Graeme Park

1725

859 County Line Rd, Horsham PA

Exterior
5/5
Interior
5/5
Site
5/5
History
5/5
Overall
5/5

Graeme Park’s location allows visitors to see an early 18th century home in a reasonably unaltered landscape. Its plain but imposing stone exterior contrasts with spectacularly carved interior paneling and details. The original interiors rival those of Hope Lodge.

Graeme Park deserves to be better known. Located just far enough off of one of the region’s busiest highways, the property uniquely provides enough visual isolation to get an idea of what living in a colonial home was like. Surrounded by open fields and with the nearest neighboring building just visible, walking around Graeme Park can feel like a bit of time travel.

The main house, though somewhat unimposing from the outside, is of enormous historical and architectural significance. Built by Sir William Keith in the 1720’s, it is simpler than its slightly younger Georgian contemporary, Stenton, built by James Logan in 1727. Instead of an elegant country seat, which is obviously what Logan was thinking of, Graeme Park appears to be almost like a rural farmhouse with a design inspired by English vernacular models. Keith originally owned 1200 acres and enough acreage remains to isolate the estate from the rapidly developing central Montgomery County area.

Keith ran into political and financial difficulties and was forced to return to England. The house was sold to Thomas Graeme who was both a physician and a Justice of the Pennsylvania Supreme Court. In the 1760s he made a series of improvements which didn’t significantly change the exterior but changed the interior drastically.

The major change is the justifiably famous Georgian paneling in several rooms of the house. The estate passed out of the Graeme family in the early 1800s and was never lived in again. Two well-known Philadelphia families, the Penroses and the Strawbridges, inherited the property and kept the house it in its original condition. It remains today one of the most intact historic houses is in the region..

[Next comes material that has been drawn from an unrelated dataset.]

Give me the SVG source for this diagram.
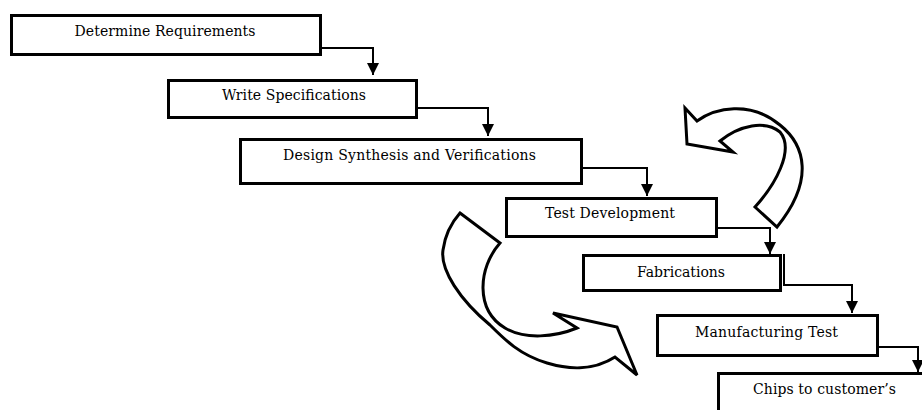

Architecturally, the exterior the house is in a traditional English vernacular style: one room deep and originally three rooms across. The gambrel roof creates a fully functioning third floor where a traditional gable roof would’ve made such a narrow third floor almost useless. Rather small windows are helped by transom lights over the doors which add some light into the interior entry spaces. The service interiors, including storage areas and the kitchen, are interesting but the Georgian paneling and the first and second floors, as well as the tile fireplace surrounds, are the wow attractions. This is especially true in the first floor parlor where two over door pediments are a prelude to a spectacular split pediment over the Pennsylvania blue marble fireplace surround.